The prefect of the Congregation for the Causes of the Saints, Cardinal Angelo Amato, has cautioned against rushing to attribute a possible second miracle to John Paul II.
The cardinal refused to confirm the accuracy of reports of a second miracle, but stated, “only at the end, when the investigation is over, will it be appropriate to speak about it.”
A second miracle would open the door to his canonization.
Cardinal Amato explained in a Jan. 15 interview with L’Osservatore Romano that the congregation has advised the postulator of the late Pope’s cause for canonization to “avoid allowing the second miracle to have the same overexposure in the media as the miracle for his beatification.”
“Exposing the doctors and experts to any kind of conditioning factor must be avoided,” he said.
Cardinal Amato also referred to the curing of a French religious sister, Marie Simon-Pierre, which has been validated as a miracle attributed to John Paul II. The miracle opened the way to his upcoming beatification on May 1.
Sister Marie was suffering from Parkinson’s, the same disease that afflicted John Paul II. “John Paul II’s death had a great impact on Sister Marie, as he died from the same disease she had. And she thought perhaps the deceased Pope could help her, since he knew the seriousness of the illness,” the cardinal explained.
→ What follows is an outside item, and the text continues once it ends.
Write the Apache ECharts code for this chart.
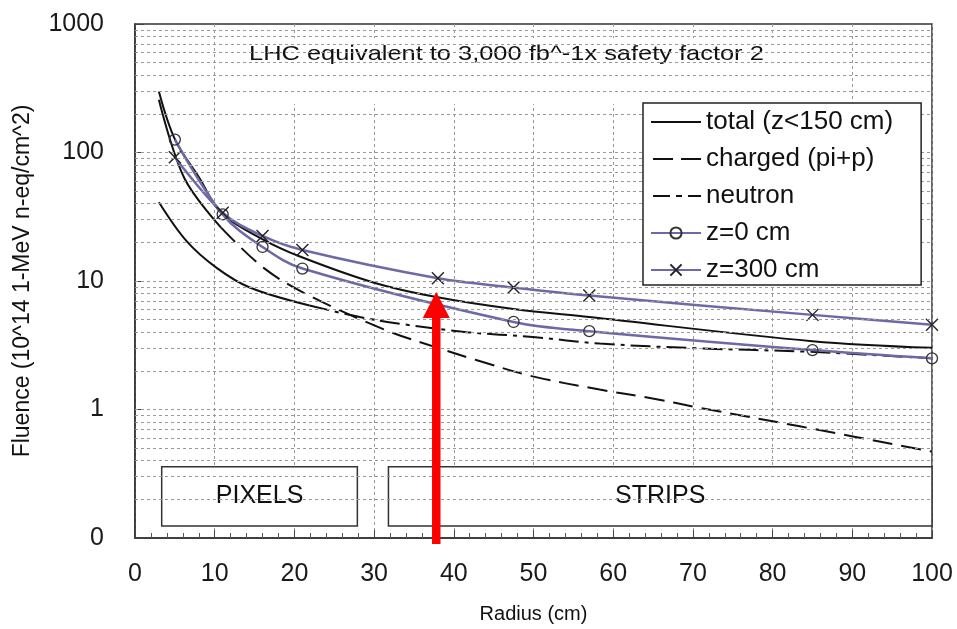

Asked about the canonization of John Paul II, Cardinal Amato said it will take place only if devotion to the late Pontiff takes root in Catholics. “In other words, if the people appeal to the Servant of God to receive graces,” he explained.
Everything involved in the process must be verified, as rushing to judgment “does not bear good fruit,” he added.
Cardinal Amato said that despite the speed with which John Paul II’s cause has moved forward, it has not occurred “at the expense of accuracy.” The recognition of the miracle “took place in a linear fashion, according to the stages and dynamics of this process, with guidance from specialists and scientists from the medical team.” He noted that the experts worked independently of the Congregation for the Causes of the Saints.
The cardinal then praised Msgr. Slawomir Oder, the postulator of the cause, noting that his work “is extremely serious and must be carried out accurately.”